L’impatience et le refus de la contrainte caractérisent, enfin, des Millenials nés à l’ère du numérique et ayant intégré les possibilités, en constante augmentation et en perpétuelle accélération, offertes par les nouvelles technologies. La lassitude intervient chez eux de plus en plus précocement et la routine les rebute.
Mais c’est aussi ce qui en fait une génération de travailleurs plus opérationnels, réactifs et efficaces. Leur capacité à tirer le meilleur profit des usages et des outils numériques leur permet de travailler de manière « intégrée », entièrement dématérialisée, autonome, de plus en plus rapidement et en s’affranchissant des carcans de la réunionnite aiguë et souvent inutile, du présentéisme absurde, des tâches administratives chronophages et des circuits de communication et d’information à tiroir et à rallonge. Ils travaillent n’importe où, à n’importe quelle heure, sur Gmail, Skype, Whatsapp, Telegram, et peuvent trouver, de manière fiable, la solution à importe quel problème sur Internet.
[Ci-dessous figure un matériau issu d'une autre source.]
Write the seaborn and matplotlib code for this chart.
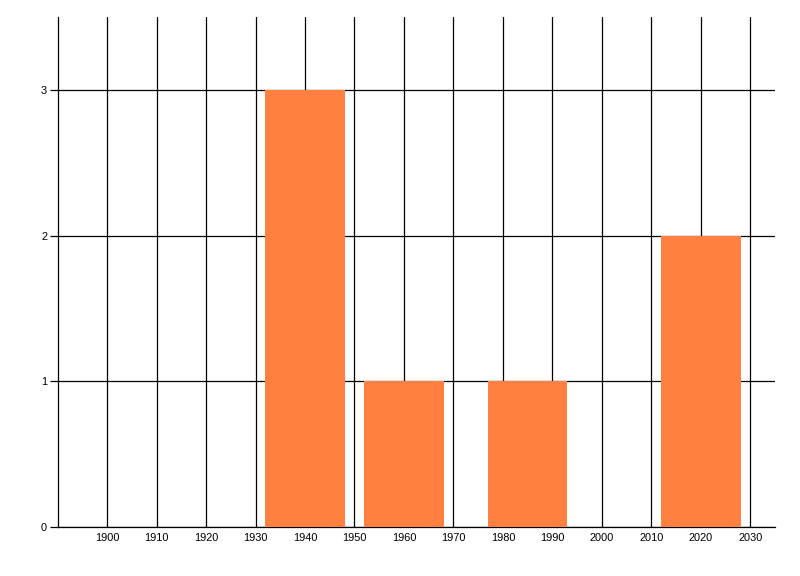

Les Millenials peuvent ainsi se concentrer sur l’essentiel dans leur activité professionnelle, mais aussi prendre du recul, leur capacité à travailler de manière intégrée nécessitant de fait une autorégulation. C’est pourquoi ils ressentent également un besoin important de sens, d’authenticité et de flexibilité. Un employeur refusant d’offrir ces conditions de travail à un Millenial risque fort de le voir quitter ses fonctions rapidement. Et de l’accuser ensuite d’infidélité.